To this day, that scenario comes to me out of the blue. I recap the day and the moments right up to her acting the way she did, her shaking and glaring at me with her unsisterly words spewing out of her mouth that were directed at me and only me. Many of my close MoMs including my sister-in-law were witnesses to that moment and to that day, I have no idea what triggered her to be so spiteful to me. I had sent her an apology the very next day prior to all of us flying out to go home, I thought perhaps she felt I was being too pushy or something, so that was my apology, I did not get a returned apology or any reasoning for why she reacted to me, so that whole scenario is still unconcluded. 

I make up reasons in my head, for instance, maybe it was too hot. Maybe her clothes were too tight or maybe she was hungry or maybe it was anxiety for her, as well. Whatever it may be, I never thought I would be treated like that, let alone by one of my “Sisters”, but it truly goes to show that we can call each other “Sisters”, but all in all, we are not. We are human and some people we like and others we don't. There are some that we have tolerance for in little bits and others, we just don’t, in which it was me that she did not like or even care enough about my feelings, even on a "Sisterhood" trip.

Sadly, I had such high standards for our “Sisterhood of Marine Moms”, and on that day, my idea of our “Sisterhood” changed.

That is the world. That is the way it is. Petty, as it may be at times. Not all of us are “Sisterly”, including myself, I am sure.  I just hope if I have come off that way, that it would be brought to my attention, so I can make it right with that person, as I would not want to intentionally hurt anyone. 

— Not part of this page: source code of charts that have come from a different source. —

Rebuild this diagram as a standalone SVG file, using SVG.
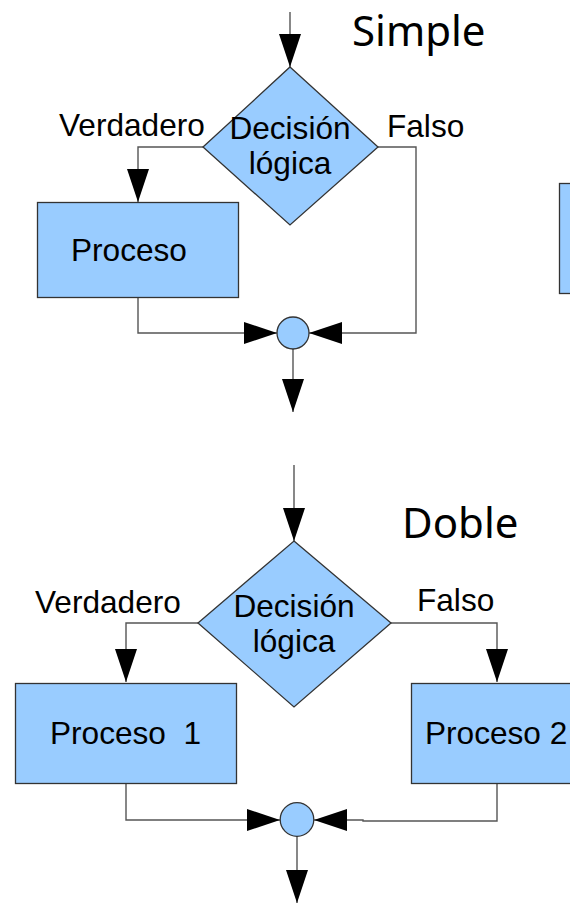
<svg xmlns="http://www.w3.org/2000/svg" width="570" height="903" viewBox="0 0 570 903">
  <style>
    .shape { fill: #99ccff; stroke: #333333; stroke-width: 1.3; }
    .conn { fill: none; stroke: #555555; stroke-width: 1.4; marker-end: url(#arrow); }
    .plain { fill: none; stroke: #555555; stroke-width: 1.4; }
    .lbl { font-family: "Liberation Sans", Arial, sans-serif; font-size: 31.6px; fill: #000000; }
    .title { font-family: "Noto Sans", "Open Sans", sans-serif; font-size: 42px; fill: #000000; }
  </style>
  <defs>
    <marker id="arrow" markerUnits="userSpaceOnUse" markerWidth="34" markerHeight="22" refX="33" refY="11" orient="auto" viewBox="0 0 34 22">
      <path d="M0,0 L33,11 L0,22 Z" fill="#000000"/>
    </marker>
  </defs>
  <rect width="570" height="903" fill="#ffffff"/>

  <!-- Simple -->
  <text id="title-simple" class="title" x="352" y="46" font-size="42.8">Simple</text>

  <g id="connectors-simple">
    <path class="conn" d="M290,12 V67"/>
    <path class="conn" d="M203,147 H138 V202"/>
    <path class="conn" d="M378,147 H416 V333 H309"/>
    <path class="conn" d="M138,298 V333 H277"/>
    <path class="conn" d="M293,349 V412"/>
  </g>

  <g id="decision-simple">
    <polygon class="shape" points="290,67 378,147 290,225 203,147"/>
    <text class="lbl" x="290" y="139" text-anchor="middle">Decisión</text>
    <text class="lbl" x="290" y="174" text-anchor="middle">lógica</text>
  </g>
  <g id="label-verdadero-simple">
    <text class="lbl" x="59" y="136">Verdadero</text>
  </g>
  <g id="label-falso-simple">
    <text class="lbl" x="387" y="137">Falso</text>
  </g>
  <g id="proceso-simple">
    <rect class="shape" x="37.5" y="202.5" width="201" height="95"/>
    <text class="lbl" x="71" y="261">Proceso</text>
  </g>
  <g id="merge-simple">
    <circle class="shape" cx="293" cy="333" r="16"/>
  </g>
  <g id="partial-box">
    <rect class="shape" x="559.5" y="183.5" width="40" height="110"/>
  </g>

  <!-- Doble -->
  <text id="title-doble" class="title" x="402" y="538" font-size="41.5">Doble</text>

  <g id="connectors-doble">
    <path class="conn" d="M294,465 V541"/>
    <path class="conn" d="M198,623 H126 V682"/>
    <path class="conn" d="M391,623 H497 V682"/>
    <path class="conn" d="M126,783 V820 H280"/>
    <path class="plain" d="M497,783 V821 H363 V820 H349"/>
    <path class="conn" d="M349,820 H314"/>
    <path class="conn" d="M297,836 V903"/>
  </g>

  <g id="decision-doble">
    <polygon class="shape" points="294,541 391,623 294,707 198,623"/>
    <text class="lbl" x="294" y="617" text-anchor="middle">Decisión</text>
    <text class="lbl" x="294" y="652" text-anchor="middle">lógica</text>
  </g>
  <g id="label-verdadero-doble">
    <text class="lbl" x="35" y="613">Verdadero</text>
  </g>
  <g id="label-falso-doble">
    <text class="lbl" x="417" y="611">Falso</text>
  </g>
  <g id="proceso1-doble">
    <rect class="shape" x="15.5" y="683.5" width="221" height="100"/>
    <text class="lbl" x="50" y="744" xml:space="preserve">Proceso  1</text>
  </g>
  <g id="proceso2-doble">
    <rect class="shape" x="411.5" y="683.5" width="180" height="100"/>
    <text class="lbl" x="425" y="744">Proceso 2</text>
  </g>
  <g id="merge-doble">
    <circle class="shape" cx="297" cy="819.5" r="16.8"/>
  </g>
</svg>
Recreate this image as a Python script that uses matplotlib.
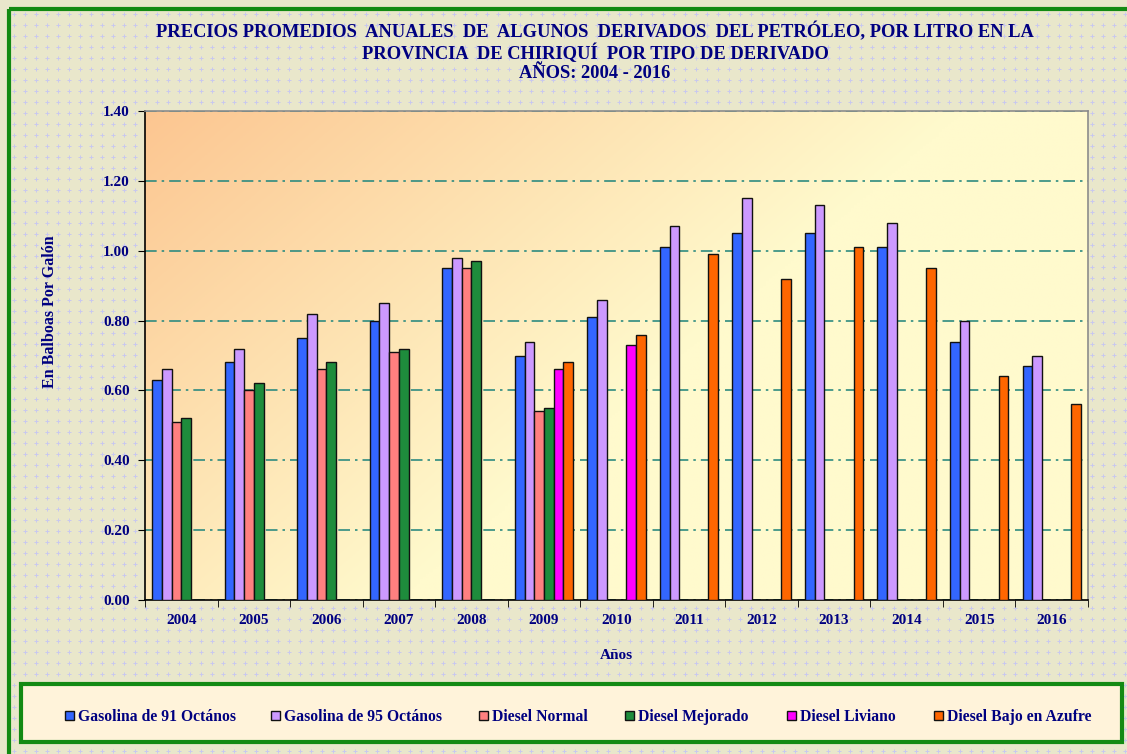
import numpy as np
import matplotlib
matplotlib.use("Agg")
import matplotlib.pyplot as plt
from matplotlib.patches import Rectangle

years = ['2004', '2005', '2006', '2007', '2008', '2009', '2010',
         '2011', '2012', '2013', '2014', '2015', '2016']

gas91 = [0.63, 0.68, 0.75, 0.80, 0.95, 0.70, 0.81, 1.01, 1.05, 1.05, 1.01, 0.74, 0.67]
gas95 = [0.66, 0.72, 0.82, 0.85, 0.98, 0.74, 0.86, 1.07, 1.15, 1.13, 1.08, 0.80, 0.70]
diesel_normal = [0.51, 0.60, 0.66, 0.71, 0.95, 0.54, np.nan, np.nan, np.nan, np.nan, np.nan, np.nan, np.nan]
diesel_mejorado = [0.52, 0.62, 0.68, 0.72, 0.97, 0.55, np.nan, np.nan, np.nan, np.nan, np.nan, np.nan, np.nan]
diesel_liviano = [np.nan, np.nan, np.nan, np.nan, np.nan, 0.66, 0.73, np.nan, np.nan, np.nan, np.nan, np.nan, np.nan]
diesel_azufre = [np.nan, np.nan, np.nan, np.nan, np.nan, 0.68, 0.76, 0.99, 0.92, 1.01, 0.95, 0.64, 0.56]

series_names = ['Gasolina de 91 Octános', 'Gasolina de 95 Octános', 'Diesel Normal',
                'Diesel Mejorado', 'Diesel Liviano', 'Diesel Bajo en Azufre']
series_values = [gas91, gas95, diesel_normal, diesel_mejorado, diesel_liviano, diesel_azufre]
series_colors = ['#3366FF', '#CC99FF', '#FF8080', '#1E8C3C', '#FF00FF', '#FF6600']

title_lines = ['PRECIOS PROMEDIOS  ANUALES  DE  ALGUNOS  DERIVADOS  DEL PETRÓLEO, POR LITRO EN LA',
               'PROVINCIA  DE CHIRIQUÍ  POR TIPO DE DERIVADO',
               'AÑOS: 2004 - 2016']

navy = '#000080'
serif = 'Liberation Serif'

fig = plt.figure(figsize=(11.27, 7.54), dpi=100)
fig.patch.set_facecolor('#E9E7CB')

# background pattern of small lavender pluses + frames
px, py = np.meshgrid(np.arange(14, 1127, 11), np.arange(14, 754, 11))
bg = fig.add_axes([0, 0, 1, 1], zorder=-10)
bg.set_xlim(0, 1127)
bg.set_ylim(754, 0)
bg.axis('off')
bg.scatter(px.ravel(), py.ravel(), marker='+', s=10, color='#C8C8F0', linewidths=0.7)
bg.add_patch(Rectangle((9, 9), 1130, 760, fill=False, edgecolor='#138A13', linewidth=3))
bg.add_patch(Rectangle((21, 684), 1101, 58, facecolor='#FFF3DA', edgecolor='#138A13', linewidth=3))

ax = fig.add_axes([145 / 1127, 1 - 600 / 754, (1088 - 145) / 1127, (600 - 111) / 754])
ax.set_facecolor('none')

# gradient for plot area
gx, gy = np.meshgrid(np.linspace(0, 1, 300), np.linspace(0, 1, 200))
t = np.clip((gx * 1.5 + gy * 0.9) / 1.3, 0, 1)
c0 = np.array([252, 198, 145]) / 255
c1 = np.array([255, 250, 205]) / 255
grad = c0[None, None, :] * (1 - t[..., None]) + c1[None, None, :] * t[..., None]
ax.imshow(grad, extent=[0, 1, 0, 1], transform=ax.transAxes, aspect='auto', zorder=0)

x = np.arange(len(years))
w = 0.134
handles = []
for j, (name, vals, col) in enumerate(zip(series_names, series_values, series_colors)):
    # soft shadow
    ax.bar(x + (j - 2.5) * w + 0.012, np.array(vals) - 0.004, width=w, color='#00000030',
           linewidth=0, zorder=2)
    bars = ax.bar(x + (j - 2.5) * w, vals, width=w, color=col, edgecolor='#111111',
                  linewidth=1.0, label=name, zorder=3)
    handles.append(bars)

ax.set_xlim(-0.5, len(years) - 0.5)
ax.set_ylim(0, 1.4)
ax.set_yticks(np.arange(0, 1.41, 0.2))
ax.set_yticklabels([f'{v:.2f}' for v in np.arange(0, 1.41, 0.2)])
ax.yaxis.grid(True, color='#2E8B80', linestyle=(0, (7, 3, 1.5, 3)), linewidth=1.2, zorder=1)
ax.set_axisbelow(True)

ax.set_xticks(x)
ax.set_xticklabels(years)
ax.set_xticks(np.arange(-0.5, len(years), 1), minor=True)
ax.tick_params(axis='x', which='major', length=0, pad=10)
ax.tick_params(axis='x', which='minor', length=5, color='black')
ax.tick_params(axis='y', length=5, pad=6)
for lab in ax.get_xticklabels() + ax.get_yticklabels():
    lab.set_fontfamily(serif)
    lab.set_fontweight('bold')
    lab.set_fontsize(11)
    lab.set_color(navy)

for s in ['top', 'right']:
    ax.spines[s].set_color('#8C8C8C')
    ax.spines[s].set_linewidth(1.2)
for s in ['left', 'bottom']:
    ax.spines[s].set_color('black')
    ax.spines[s].set_linewidth(1.2)

ax.set_xlabel('Años', fontfamily=serif, fontweight='bold', fontsize=11, color=navy, labelpad=16)
ax.set_ylabel('En Balboas Por Galón', fontfamily=serif, fontweight='bold', fontsize=11.5,
              color=navy)
ax.yaxis.set_label_coords(-0.092, 0.59)

for line, ypix in zip(title_lines, [32, 53, 73]):
    fig.text(595 / 1127, 1 - ypix / 754, line, ha='center', va='center', fontfamily=serif,
             fontweight='bold', fontsize=13.3, color=navy)

# one single-entry legend per series, placed like the original legend row
legend_x = [65, 271, 479, 625, 787, 934]
for h, name, lx in zip(handles, series_names, legend_x):
    leg = fig.legend([h], [name], loc='upper left', bbox_to_anchor=(lx / 1127, 1 - 709 / 754),
                     frameon=False, handlelength=0.55, handleheight=0.55, handletextpad=0.3,
                     borderaxespad=0, borderpad=0,
                     prop={'family': serif, 'weight': 'bold', 'size': 11.3})
    leg.get_texts()[0].set_color(navy)

fig.savefig('out.png', dpi=100, facecolor=fig.get_facecolor())
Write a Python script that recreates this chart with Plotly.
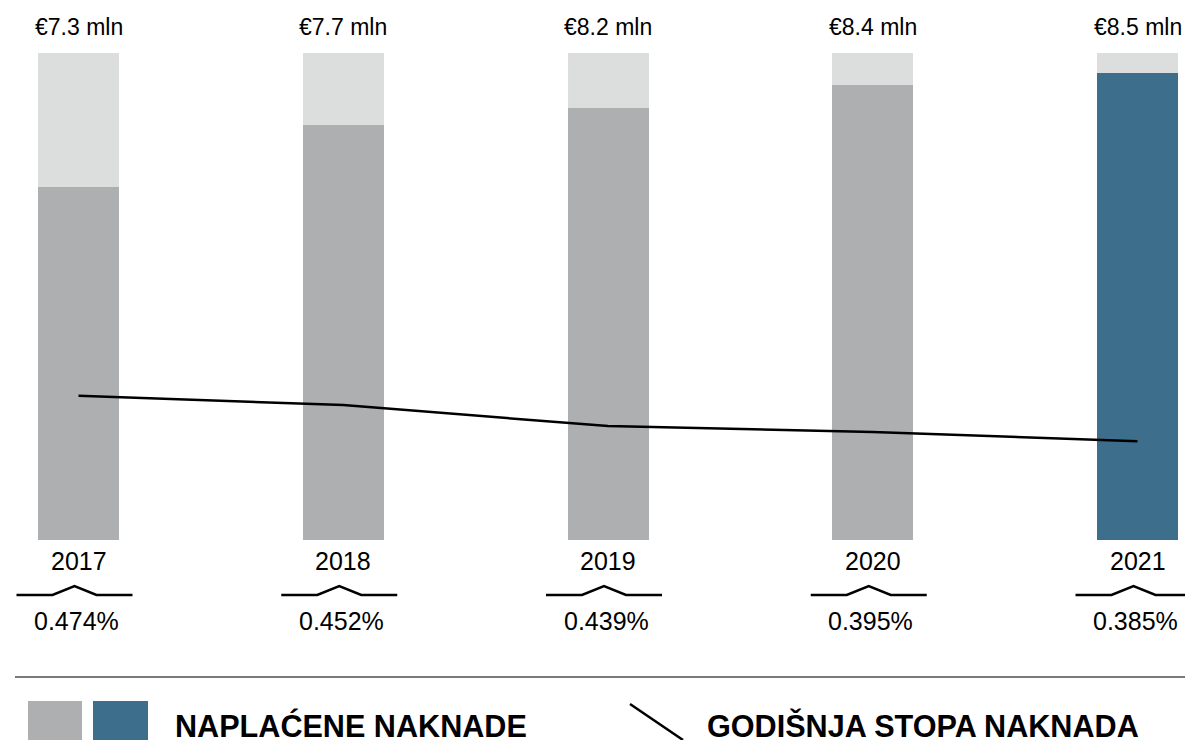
import plotly.graph_objects as go

# data
years = ["2017", "2018", "2019", "2020", "2021"]
fees_labels = ["€7.3 mln", "€7.7 mln", "€8.2 mln", "€8.4 mln", "€8.5 mln"]
rate_labels = ["0.474%", "0.452%", "0.439%", "0.395%", "0.385%"]
# bars are drawn as share of a full-height column (not to scale in the original)
fee_share = [0.725, 0.852, 0.887, 0.935, 0.959]
# annual fee rate line as drawn, same scale as the columns
rate_line = [0.296, 0.277, 0.234, 0.222, 0.203]

PAGE_OFF = 8                    # default body margin of the html page
W, H = 1193 - PAGE_OFF, 740 - PAGE_OFF
TOP, BOTTOM = 53, 540           # page pixel rows of plot area
X0, STEP = 78.5, 264.75         # page pixel centre of first bar, bar spacing
XMIN = -(X0 - PAGE_OFF) / STEP
XMAX = (W - (X0 - PAGE_OFF)) / STEP

GREY = "#AEAFB1"
LIGHT = "#DCDEDD"
BLUE = "#3D6E8C"
FONT = "Liberation Sans, Arial, sans-serif"


def px(x):
    return (x - PAGE_OFF) / W


def py(y):
    return (BOTTOM - y) / (BOTTOM - TOP)


idx = list(range(len(years)))
colors = [GREY] * (len(years) - 1) + [BLUE]

fig = go.Figure()
fig.add_trace(go.Bar(x=idx, y=fee_share, width=81 / STEP,
                     marker=dict(color=colors, line_width=0), hoverinfo="skip"))
fig.add_trace(go.Bar(x=idx, y=[1 - v for v in fee_share], width=81 / STEP,
                     marker=dict(color=LIGHT, line_width=0), hoverinfo="skip"))
fig.add_trace(go.Scatter(x=idx, y=rate_line, mode="lines",
                         line=dict(color="black", width=2.5), hoverinfo="skip"))

annotations = []
shapes = []
for i in idx:
    cx = X0 + i * STEP
    annotations.append(dict(x=px(cx), y=py(27), xref="paper", yref="paper",
                            text=fees_labels[i], showarrow=False, xanchor="center",
                            font=dict(size=23, color="black"), yanchor="middle"))
    annotations.append(dict(x=px(cx), y=py(561), xref="paper", yref="paper",
                            text=years[i], showarrow=False, xanchor="center",
                            font=dict(size=25, color="black"), yanchor="middle"))
    annotations.append(dict(x=px(cx - 2), y=py(621), xref="paper", yref="paper",
                            text=rate_labels[i], showarrow=False, xanchor="center",
                            font=dict(size=25, color="black"), yanchor="middle"))
    # small bracket between year and rate
    c = cx - 4
    path = "M {} {} L {} {} L {} {} L {} {} L {} {}".format(
        px(c - 58), py(595), px(c - 22), py(595), px(c), py(586),
        px(c + 22), py(595), px(min(c + 58, 1192)), py(595))
    shapes.append(dict(type="path", path=path, xref="paper", yref="paper",
                       line=dict(color="black", width=2.5)))

# separator
shapes.append(dict(type="line", xref="paper", yref="paper",
                   x0=px(15), x1=1, y0=py(677), y1=py(677),
                   line=dict(color="#7a7a7a", width=2)))
# legend swatches
shapes.append(dict(type="rect", xref="paper", yref="paper", x0=px(28), x1=px(82),
                   y0=py(701), y1=py(745), fillcolor=GREY, line_width=0))
shapes.append(dict(type="rect", xref="paper", yref="paper", x0=px(93), x1=px(148),
                   y0=py(701), y1=py(745), fillcolor=BLUE, line_width=0))
shapes.append(dict(type="line", xref="paper", yref="paper",
                   x0=px(630), x1=px(683), y0=py(704), y1=py(740),
                   line=dict(color="black", width=2.5)))
annotations.append(dict(x=px(173), y=py(725), xref="paper", yref="paper",
                        text="<b>NAPLAĆENE NAKNADE</b>", showarrow=False,
                        xanchor="left", yanchor="middle",
                        font=dict(size=30.6, color="black")))
annotations.append(dict(x=px(705), y=py(725), xref="paper", yref="paper",
                        text="<b>GODIŠNJA STOPA NAKNADA</b>", showarrow=False,
                        xanchor="left", yanchor="middle",
                        font=dict(size=30.6, color="black")))

fig.update_layout(
    width=W, height=H,
    margin=dict(l=0, r=0, t=TOP - PAGE_OFF, b=H - (BOTTOM - PAGE_OFF)),
    barmode="stack",
    showlegend=False,
    plot_bgcolor="white", paper_bgcolor="white",
    font=dict(family=FONT, color="black"),
    xaxis=dict(range=[XMIN, XMAX], visible=False, fixedrange=True),
    yaxis=dict(range=[0, 1], visible=False, fixedrange=True),
    annotations=annotations,
    shapes=shapes,
)

fig.write_html("out.html")
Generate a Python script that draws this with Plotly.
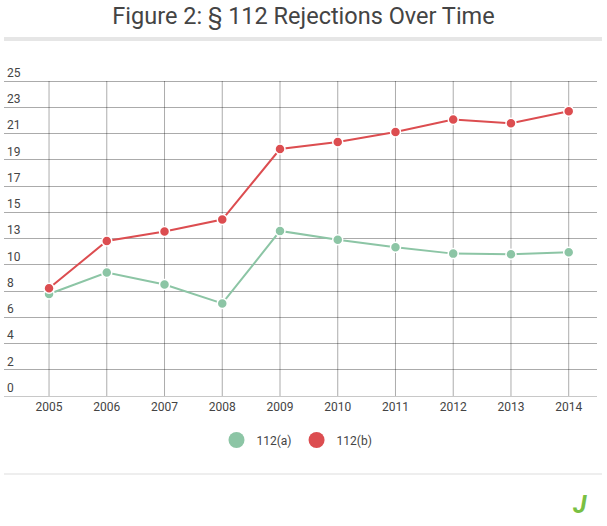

I have since spent time with Sisters from our Sisterhood, including traveling to Arizona and going on smaller scale, Sisterhood trips and outings, which has truly helped in restoring my trust and my ideas of our “Sisterhood”. Staying involved with those that I do connect with has given me love and support that I had envisioned from a group of friends. We share the commonality of having Marines, but our friendships are more than that.

Sometimes we need to give ourselves permission to let go of those that hurt us and stop holding on to unresolved events that only make us question the good in people and stop re-playing those scenarios in our heads, as they do not deserve anymore time or space, so this is my “Good-bye” to that and onward to focusing my energy and my love to those that are my “Sisters”, that are my friends.

Pettiness it was, but now it is done.

Sometimes, it is our own closure that will give us peace.